> Given data
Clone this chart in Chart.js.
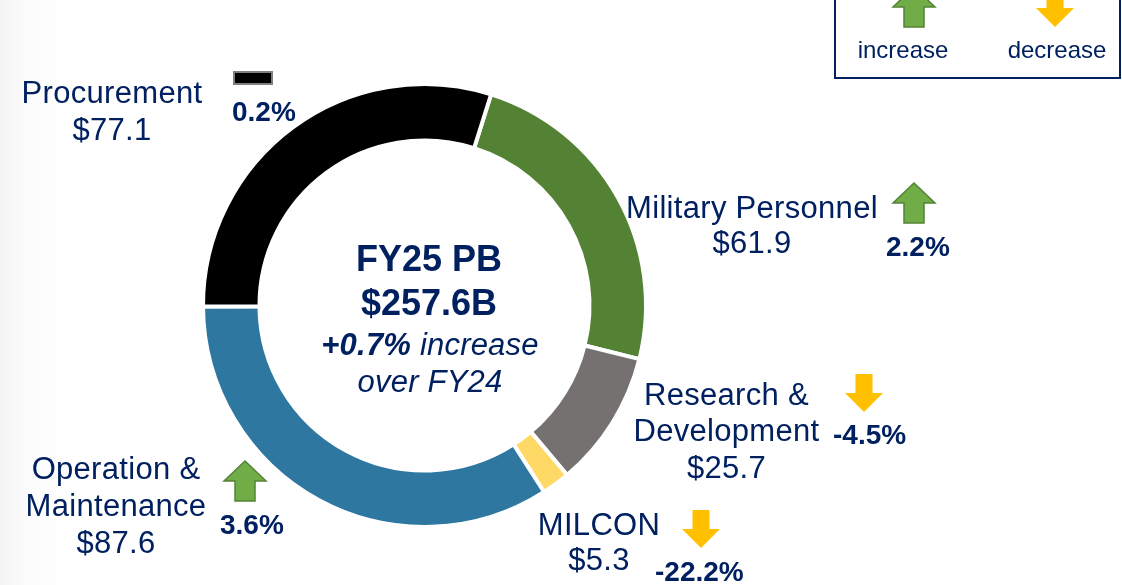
<!DOCTYPE html>
<html>
<head>
<meta charset="utf-8">
<script src="https://cdn.jsdelivr.net/npm/chart.js@4.4.1/dist/chart.umd.min.js"></script>
<style>
  html, body { margin: 0; padding: 0; }
  body {
    width: 1122px; height: 585px; overflow: hidden; position: relative;
    background: linear-gradient(to right, #f4f4f4 0px, #fbfbfb 25px, #ffffff 70px);
    font-family: "Liberation Sans", Arial, sans-serif; color: #002060;
  }
  #wrap { position: absolute; left: 0; top: 0; width: 1122px; height: 585px; }
  .lbl { position: absolute; white-space: nowrap; }
  .legend-box {
    position: absolute; left: 834px; top: -10px; width: 287px; height: 89px;
    box-sizing: border-box; border: 2.5px solid #002060; background: #fff;
  }
  svg { position: absolute; overflow: visible; }
</style>
</head>
<body>
<div class="legend-box"></div>
<div id="wrap"><canvas id="donut" width="1122" height="585"></canvas></div>
<script>
// FY25 PB budget by category ($B) and change over FY24 (%)
const categories = ["Military Personnel", "Research & Development", "MILCON", "Operation & Maintenance", "Procurement"];
const amounts = [61.9, 25.7, 5.3, 87.6, 77.1];
const changes = [2.2, -4.5, -22.2, 3.6, 0.2];
const sliceColors = ["#548235", "#767171", "#FFD966", "#2E77A0", "#000000"];
const total = 257.6;
const totalChange = 0.7;

const config = {
  type: "doughnut",
  data: {
    labels: categories,
    datasets: [{
      data: amounts,
      backgroundColor: sliceColors,
      borderColor: "#ffffff",
      borderWidth: 4,
      hoverOffset: 0,
    }],
  },
  options: {
    responsive: false,
    animation: false,
    rotation: 17.5,
    radius: 221.5,
    cutout: "74.5%",
    layout: { padding: { left: 0, right: 273, top: 26, bottom: 0 } },
    plugins: { legend: { display: false }, tooltip: { enabled: false } },
  },
};
const chart = new Chart(document.getElementById("donut"), config);

// text placed by baseline
function addText(lines, x, baseline, size, lh, opts) {
  opts = opts || {};
  const d = document.createElement("div");
  d.className = "lbl";
  d.style.fontSize = size + "px";
  d.style.lineHeight = lh + "px";
  if (opts.bold) d.style.fontWeight = "bold";
  if (opts.italic) d.style.fontStyle = "italic";
  if (opts.spacing) d.style.letterSpacing = opts.spacing + "px";
  const top = baseline - ((lh - 1.117 * size) / 2 + 0.905 * size);
  d.style.top = top + "px";
  d.style.left = x + "px";
  if (opts.align !== "left") {
    d.style.transform = "translateX(-50%)";
    d.style.textAlign = "center";
  }
  d.innerHTML = lines.join("<br>");
  document.body.appendChild(d);
  return d;
}

function upArrow(x, y) {
  const s = document.createElementNS("http://www.w3.org/2000/svg", "svg");
  s.setAttribute("width", 44); s.setAttribute("height", 42);
  s.style.left = x + "px"; s.style.top = y + "px";
  s.innerHTML = '<polygon points="22,1 43,21 32,21 32,41 12,41 12,21 1,21" fill="#70AD47" stroke="#548235" stroke-width="1.5"/>';
  document.body.appendChild(s);
}
function downArrow(x, y) {
  const s = document.createElementNS("http://www.w3.org/2000/svg", "svg");
  s.setAttribute("width", 38); s.setAttribute("height", 38);
  s.style.left = x + "px"; s.style.top = y + "px";
  s.innerHTML = '<polygon points="10.5,0 27.5,0 27.5,19 38,19 19,38 0,19 10.5,19" fill="#FFC000"/>';
  document.body.appendChild(s);
}

const fmtPct = v => v.toFixed(1) + "%";
const money = v => "$" + v.toFixed(1);

// category labels
const labelSpots = [
  { lines: ["Military Personnel"], x: 752, b: 218, lh: 35 },
  { lines: ["Research &", "Development"], x: 726.5, b: 405.7, lh: 36.5 },
  { lines: ["MILCON"], x: 599, b: 535, lh: 35 },
  { lines: ["Operation &", "Maintenance"], x: 116, b: 479.3, lh: 37 },
  { lines: ["Procurement"], x: 112, b: 103, lh: 37 },
];
const pctSpots = [[886, 257], [833, 445], [655, 581.7], [220, 535], [232, 122]];
const arrowSpots = [[892, 182], [845, 374], [681.7, 510], [223, 460], [233, 71]];

categories.forEach((c, i) => {
  const sp = labelSpots[i];
  addText(sp.lines.concat([money(amounts[i])]), sp.x, sp.b, 31, sp.lh, { spacing: 0.3 });
  addText([fmtPct(changes[i])], pctSpots[i][0], pctSpots[i][1], 28, 32, { bold: true, align: "left" });
  const a = arrowSpots[i];
  if (Math.abs(changes[i]) < 0.5) {
    const r = document.createElement("div");
    r.style.cssText = "position:absolute;left:" + a[0] + "px;top:" + a[1] + "px;width:36px;height:10px;background:#000;border:2px solid #7f7f7f;";
    document.body.appendChild(r);
  } else if (changes[i] > 0) {
    upArrow(a[0], a[1]);
  } else {
    downArrow(a[0], a[1]);
  }
});

// centre text
addText(["FY25 PB"], 429, 271.7, 36, 40, { bold: true });
addText(["$" + total.toFixed(1) + "B"], 429, 315, 36, 40, { bold: true });
addText(["<b>+" + totalChange.toFixed(1) + "%</b> increase"], 430, 356, 31, 36, { italic: true, spacing: 0.2 });
addText(["over FY24"], 430, 393, 31, 36, { italic: true, spacing: 0.2 });

// legend
upArrow(892, -14);
downArrow(1036, -11.3);
addText(["increase"], 903, 58.3, 24, 28);
addText(["decrease"], 1057, 58.3, 24, 28);
</script>
</body>
</html>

> What you need to do
From the top of the listing above, repeat each line exactly until you reach the line containing "const totalChange = 0.7;", and repeat that one too. Leave the pictures out.

> Result of this task
Clone this chart in Chart.js.
<!DOCTYPE html>
<html>
<head>
<meta charset="utf-8">
<script src="https://cdn.jsdelivr.net/npm/chart.js@4.4.1/dist/chart.umd.min.js"></script>
<style>
  html, body { margin: 0; padding: 0; }
  body {
    width: 1122px; height: 585px; overflow: hidden; position: relative;
    background: linear-gradient(to right, #f4f4f4 0px, #fbfbfb 25px, #ffffff 70px);
    font-family: "Liberation Sans", Arial, sans-serif; color: #002060;
  }
  #wrap { position: absolute; left: 0; top: 0; width: 1122px; height: 585px; }
  .lbl { position: absolute; white-space: nowrap; }
  .legend-box {
    position: absolute; left: 834px; top: -10px; width: 287px; height: 89px;
    box-sizing: border-box; border: 2.5px solid #002060; background: #fff;
  }
  svg { position: absolute; overflow: visible; }
</style>
</head>
<body>
<div class="legend-box"></div>
<div id="wrap"><canvas id="donut" width="1122" height="585"></canvas></div>
<script>
// FY25 PB budget by category ($B) and change over FY24 (%)
const categories = ["Military Personnel", "Research & Development", "MILCON", "Operation & Maintenance", "Procurement"];
const amounts = [61.9, 25.7, 5.3, 87.6, 77.1];
const changes = [2.2, -4.5, -22.2, 3.6, 0.2];
const sliceColors = ["#548235", "#767171", "#FFD966", "#2E77A0", "#000000"];
const total = 257.6;
const totalChange = 0.7;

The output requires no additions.